Log odds ratio compares word frequencies between categories to identify distinctive vocabulary.

Simple Log Odds Ratio:

log_odds <- calculate_log_odds_ratio(
  dfm_object,
  group_var = "category",
  comparison_mode = "binary",
  top_n = 15
)
plot_log_odds_ratio(log_odds)

Weighted Log Odds Ratio:

For publication-quality analysis, use the weighted log odds method which accounts for sampling variability by weighting results with z-scores. This method identifies words that reliably distinguish between groups, not just rare words with extreme ratios.

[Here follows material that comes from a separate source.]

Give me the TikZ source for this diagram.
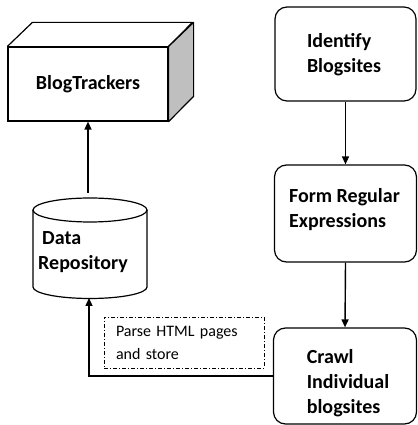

# Requires tidylo package: install.packages("tidylo")
weighted_odds <- calculate_weighted_log_odds(
  dfm_object,
  group_var = "category",
  top_n = 15
)

Learn More: tidylo: Weighted Log Odds

Lexical Dispersion

Lexical dispersion (X-ray plot) shows where terms appear across documents.

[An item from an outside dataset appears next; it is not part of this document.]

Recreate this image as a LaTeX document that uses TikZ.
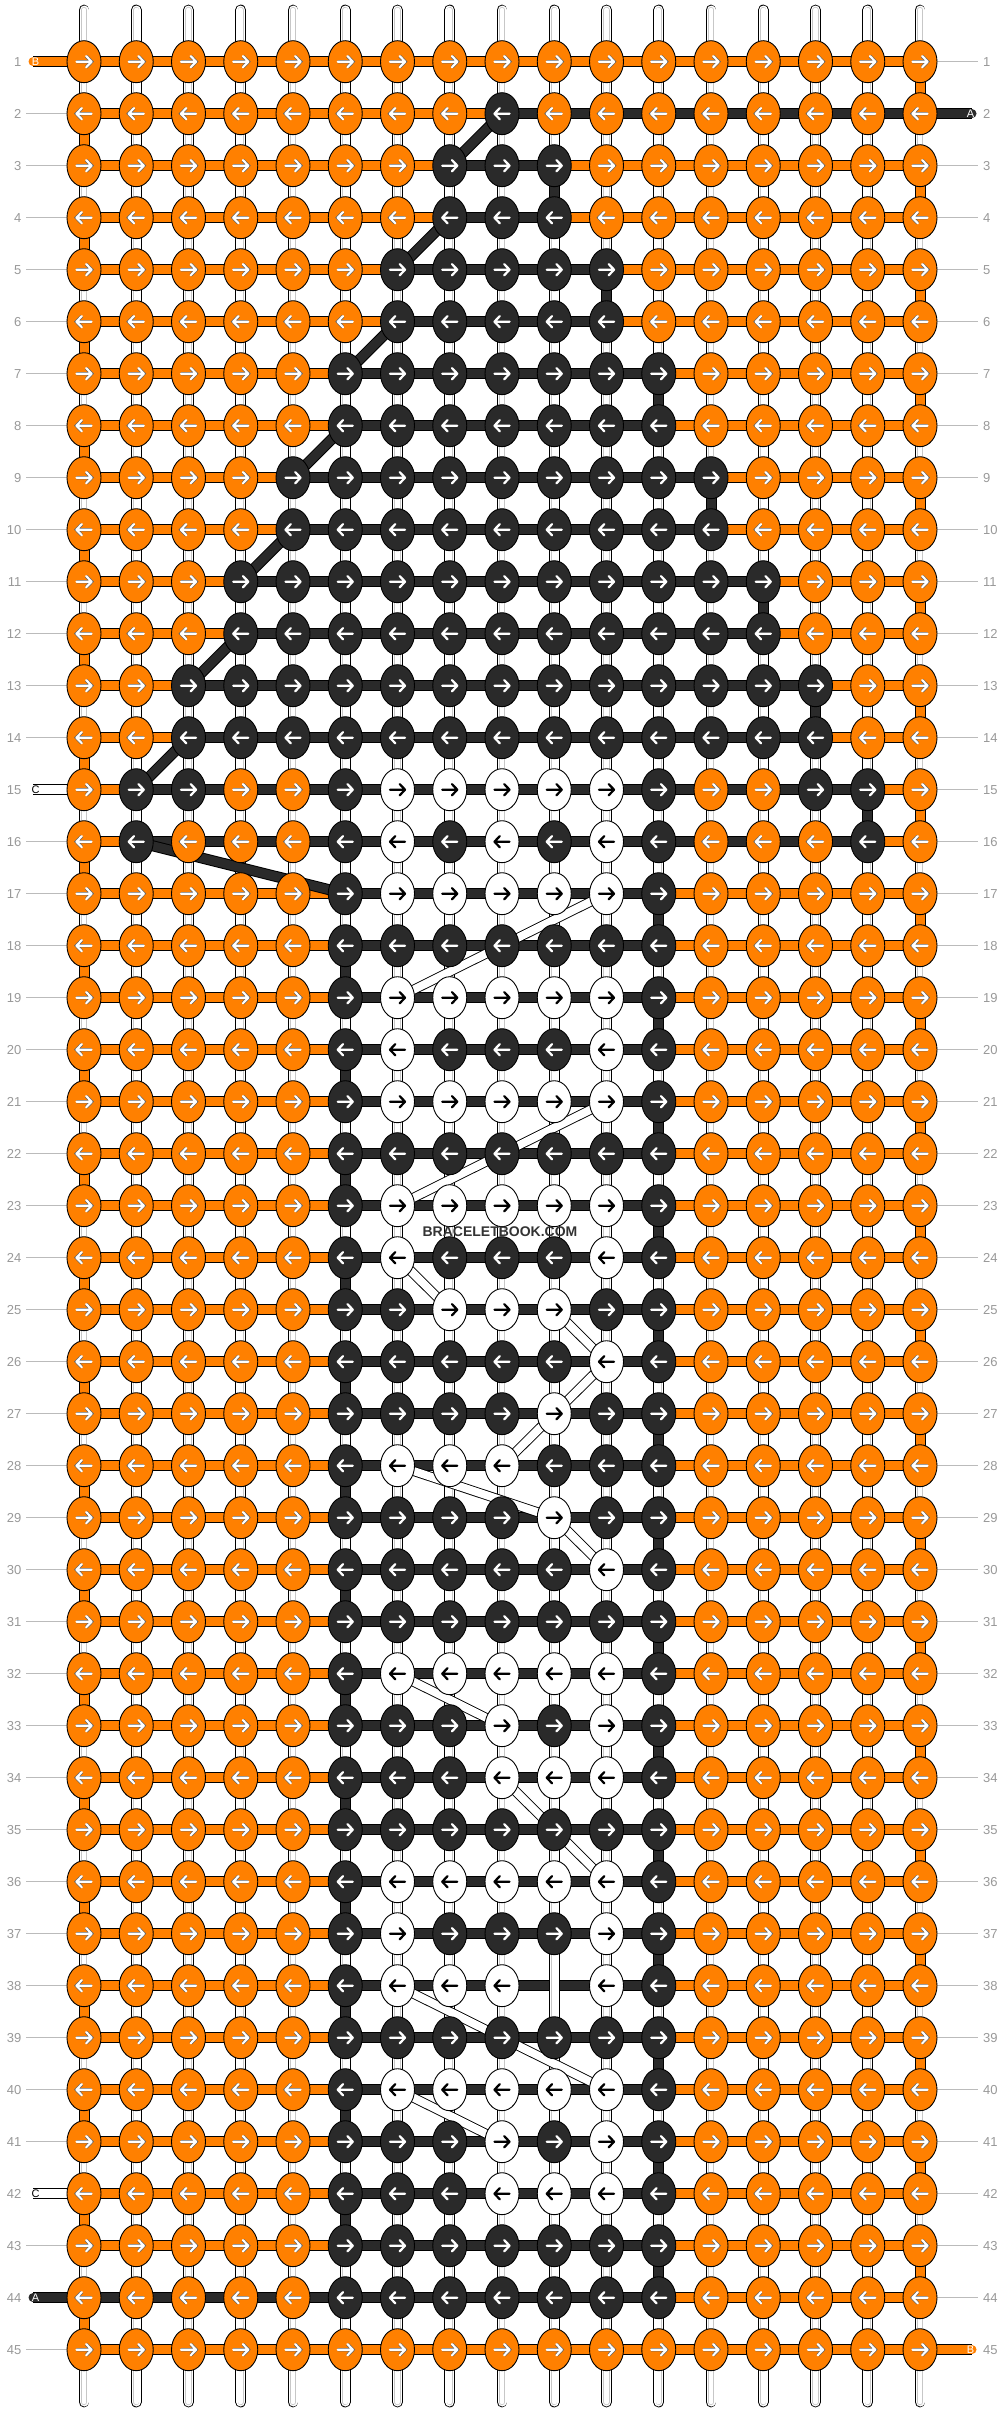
\documentclass[tikz,border=0pt]{standalone}
\usepackage{fontspec}
\setmainfont{Liberation Sans}
\usetikzlibrary{shapes.geometric}
\definecolor{org}{HTML}{FF8000}
\definecolor{drk}{HTML}{2A2A2A}
\definecolor{rnum}{HTML}{999999}
\definecolor{rline}{HTML}{BBBBBB}
\definecolor{wmk}{HTML}{333333}
\newcount\colc
\def\knotrow#1#2{\def\currow{#1}\global\colc=0 \ifodd#1 \def\dir{1}\else\def\dir{-1}\fi\knotrowi#2\relax}
\def\knotrowi#1{\ifx#1\relax\else\global\advance\colc by 1 \knotat#1\expandafter\knotrowi\fi}
\def\knotat#1{\if#1X\else
  \node[k#1] (k\currow-\the\colc) at (p\currow-\the\colc) {};
  \draw[ar#1,shift={(p\currow-\the\colc)},xscale=\dir] (-7.6,0) -- (7.6,0) (2.2,-5.6) -- (7.6,0) -- (2.2,5.6);
\fi}
\begin{document}
\begin{tikzpicture}[x=1pt,y=-1pt,
 knotbase/.style={ellipse,draw=black,line width=0.9pt,minimum width=34pt,minimum height=42pt,inner sep=0pt,outer sep=0pt},
 kO/.style={knotbase,fill=org},
 kD/.style={knotbase,fill=drk},
 kW/.style={knotbase,fill=white},
 arrowbase/.style={line cap=round,line join=round},
 arO/.style={arrowbase,draw=white,line width=2.1pt,preaction={draw=black!60,line width=3.4pt}},
 arD/.style={arrowbase,draw=white,line width=2.2pt},
 arW/.style={arrowbase,draw=black,line width=2.2pt},
 thO/.style={draw=org,line width=9pt,preaction={draw=black,line width=11pt}},
 thD/.style={draw=drk,line width=9pt,preaction={draw=black,line width=11pt}},
 thW/.style={draw=white,line width=9pt,preaction={draw=black,line width=11pt}},
 thWd/.style={draw=white,line width=8pt,preaction={draw=black,line width=9.8pt}},
 strand/.style={draw=white,line width=9pt,line cap=round,preaction={draw=black,line width=10.8pt,line cap=round},postaction={draw=black!22,line width=6.2pt,line cap=round},postaction={draw=white,line width=4.6pt,line cap=round}},
 rnumst/.style={font=\fontsize{13}{13}\selectfont,text=rnum,inner sep=0pt},
 rowline/.style={draw=rline,line width=1pt},
 lbl/.style={font=\fontsize{11}{11}\selectfont,inner sep=0pt},
]
\fill[white] (0,0) rectangle (1000,2412);
\useasboundingbox (0,0) rectangle (1000,2412);
% grid coordinates
\foreach \r in {1,...,45}{\foreach \c in {1,...,17}{\coordinate (p\r-\c) at ({84+52.25*(\c-1)},{61.7+52*(\r-1)});}}
% free ends of threads
\coordinate (eL1) at (33,61.7);
\coordinate (eR2) at (972,113.7);
\coordinate (eL15) at (33,789.7);
\coordinate (eL42) at (33,2193.7);
\coordinate (eL44) at (33,2297.7);
\coordinate (eR45) at (972,2349.7);
% row numbers and guide lines
\foreach \r in {1,...,45}{
  \pgfmathsetmacro\yy{61.7+52*(\r-1)}
  \node[rnumst,anchor=east] (ln\r) at (21.5,\yy) {\r};
  \node[rnumst,anchor=west] (rn\r) at (983,\yy) {\r};
  \coordinate (gl\r) at (26,\yy);
  \coordinate (gr\r) at (978,\yy);
  \pgfmathtruncatemacro\skipL{(\r==1)||(\r==15)||(\r==42)||(\r==44)}
  \pgfmathtruncatemacro\skipR{(\r==2)||(\r==45)}
  \ifnum\skipL=0 \draw[rowline] (gl\r) -- (p\r-1);\fi
  \ifnum\skipR=0 \draw[rowline] (p\r-17) -- (gr\r);\fi
}
% white thread stubs
\draw[thW,line cap=round] (eL15) -- (p15-1);
\draw[thW,line cap=round] (eL42) -- (p42-1);
% orange rows
\draw[thO,line cap=round] (eL1) -- (p1-17);
\foreach \r in {2,...,44}{\draw[thO] (p\r-1) -- (p\r-17);}
\draw[thO,line cap=round] (p45-1) -- (eR45);
% dark rows
\draw[thD,line cap=round] (p2-9) -- (eR2);
\foreach \r/\a/\b in {3/8/10,4/8/10,5/7/11,6/7/11,7/6/12,8/6/12,9/5/13,10/5/13,11/4/14,12/4/14,13/3/15,14/3/15,15/2/16,16/2/16}{\draw[thD] (p\r-\a) -- (p\r-\b);}
\foreach \r in {17,...,43}{\draw[thD] (p\r-6) -- (p\r-12);}
\draw[thD,line cap=round] (eL44) -- (p44-12);
% vertical strings
\foreach \c in {1,...,17}{
  \pgfmathsetmacro\xx{84+52.25*(\c-1)}
  \coordinate (st\c) at (\xx,10);
  \coordinate (sb\c) at (\xx,2402);
  \draw[strand] (st\c) -- (sb\c);
}
% dark diagonals
\foreach \ra/\ca/\rb/\cb in {2/9/3/8,4/8/5/7,6/7/7/6,8/6/9/5,10/5/11/4,12/4/13/3,14/3/15/2,16/2/17/6}{\draw[thD] (p\ra-\ca) -- (p\rb-\cb);}
% white diagonals
\foreach \ra/\ca/\rb/\cb in {17/11/19/7,21/11/23/7,24/7/25/8,25/10/26/11,26/11/27/10,27/10/28/9,28/7/29/10,29/10/30/11,32/7/33/9,34/9/36/11,38/7/40/11,40/7/41/9}{\draw[thWd] (p\ra-\ca) -- (p\rb-\cb);}
% orange turn connectors
\foreach \r/\rn in {2/3,4/5,6/7,8/9,10/11,12/13,14/15,16/17,18/19,20/21,22/23,24/25,26/27,28/29,30/31,32/33,34/35,36/37,38/39,40/41,42/43,44/45}{\draw[thO] (p\r-1) -- (p\rn-1);}
\foreach \r/\rn in {1/2,3/4,5/6,7/8,9/10,11/12,13/14,15/16,17/18,19/20,21/22,23/24,25/26,27/28,29/30,31/32,33/34,35/36,37/38,39/40,41/42,43/44}{\draw[thO] (p\r-17) -- (p\rn-17);}
% dark turn connectors
\foreach \r/\rn/\c in {3/4/10,5/6/11,7/8/12,9/10/13,11/12/14,13/14/15,15/16/16}{\draw[thD] (p\r-\c) -- (p\rn-\c);}
\foreach \r/\rn in {17/18,19/20,21/22,23/24,25/26,27/28,29/30,31/32,33/34,35/36,37/38,39/40,41/42,43/44}{\draw[thD] (p\r-12) -- (p\rn-12);}
\foreach \r/\rn in {18/19,20/21,22/23,24/25,26/27,28/29,30/31,32/33,34/35,36/37,38/39,40/41,42/43}{\draw[thD] (p\r-6) -- (p\rn-6);}
% knots
\knotrow{1}{OOOOOOOOOOOOOOOOO}
\knotrow{2}{OOOOOOOODOOOOOOOO}
\knotrow{3}{OOOOOOODDDOOOOOOO}
\knotrow{4}{OOOOOOODDDOOOOOOO}
\knotrow{5}{OOOOOODDDDDOOOOOO}
\knotrow{6}{OOOOOODDDDDOOOOOO}
\knotrow{7}{OOOOODDDDDDDOOOOO}
\knotrow{8}{OOOOODDDDDDDOOOOO}
\knotrow{9}{OOOODDDDDDDDDOOOO}
\knotrow{10}{OOOODDDDDDDDDOOOO}
\knotrow{11}{OOODDDDDDDDDDDOOO}
\knotrow{12}{OOODDDDDDDDDDDOOO}
\knotrow{13}{OODDDDDDDDDDDDDOO}
\knotrow{14}{OODDDDDDDDDDDDDOO}
\knotrow{15}{ODDOODWWWWWDOODDO}
\knotrow{16}{ODOOODWDWDWDOOODO}
\knotrow{17}{OOOOODWWWWWDOOOOO}
\knotrow{18}{OOOOODDDDDDDOOOOO}
\knotrow{19}{OOOOODWWWWWDOOOOO}
\knotrow{20}{OOOOODWDDDWDOOOOO}
\knotrow{21}{OOOOODWWWWWDOOOOO}
\knotrow{22}{OOOOODDDDDDDOOOOO}
\knotrow{23}{OOOOODWWWWWDOOOOO}
\knotrow{24}{OOOOODWDDDWDOOOOO}
\knotrow{25}{OOOOODDWWWDDOOOOO}
\knotrow{26}{OOOOODDDDDWDOOOOO}
\knotrow{27}{OOOOODDDDWDDOOOOO}
\knotrow{28}{OOOOODWWWDDDOOOOO}
\knotrow{29}{OOOOODDDDWDDOOOOO}
\knotrow{30}{OOOOODDDDDWDOOOOO}
\knotrow{31}{OOOOODDDDDDDOOOOO}
\knotrow{32}{OOOOODWWWWWDOOOOO}
\knotrow{33}{OOOOODDDWDWDOOOOO}
\knotrow{34}{OOOOODDDWWWDOOOOO}
\knotrow{35}{OOOOODDDDDDDOOOOO}
\knotrow{36}{OOOOODWWWWWDOOOOO}
\knotrow{37}{OOOOODWDDDWDOOOOO}
\knotrow{38}{OOOOODWWWXWDOOOOO}
\knotrow{39}{OOOOODDDDDDDOOOOO}
\knotrow{40}{OOOOODWWWWWDOOOOO}
\knotrow{41}{OOOOODDDWDWDOOOOO}
\knotrow{42}{OOOOODDDWWWDOOOOO}
\knotrow{43}{OOOOODDDDDDDOOOOO}
\knotrow{44}{OOOOODDDDDDDOOOOO}
\knotrow{45}{OOOOOOOOOOOOOOOOO}
% thread end labels
\node[lbl,text=white] (tB1) at (35.5,61.7) {B};
\node[lbl,text=white] (tA2) at (970.5,113.7) {A};
\node[lbl,text=black] (tC15) at (35.5,789.7) {C};
\node[lbl,text=black] (tC42) at (35.5,2193.7) {C};
\node[lbl,text=white] (tA44) at (35.5,2297.7) {A};
\node[lbl,text=white] (tB45) at (970.5,2349.7) {B};
% watermark
\node[font=\bfseries\fontsize{14}{14}\selectfont,text=wmk,inner sep=0pt] (wmark) at (500,1232) {BRACELETBOOK.COM};
\end{tikzpicture}
\end{document}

dispersion <- calculate_lexical_dispersion(tokens, terms = c("education", "technology"))
plot_lexical_dispersion(dispersion)

Readability Metrics

Readability metrics quantify text complexity using statistical measures of sentence structure and word characteristics.

Available Metrics:

Metric	Formula Basis	Output
Flesch Reading Ease	Sentence length + syllables	0-100 (higher = easier)
Flesch-Kincaid	Sentence length + syllables	U.S. grade level
Gunning Fog	Sentence length + complex words	Years of education
SMOG	Polysyllabic word count	Years of education
ARI	Characters per word	U.S. grade level
Coleman-Liau	Letters per 100 words	U.S. grade level

Usage Notes:

Different formulas may produce slightly different grade level estimates
These formulas measure surface-level text features (word length, sentence length)
Short texts may produce less reliable scores

readability <- calculate_text_readability(united_tbl$united_texts)
plot_readability_distribution(readability)

Learn More: quanteda textstat_readability Documentation

Lexical Diversity Metrics

Lexical diversity measures vocabulary richness by quantifying the relationship between unique words (types) and total words (tokens).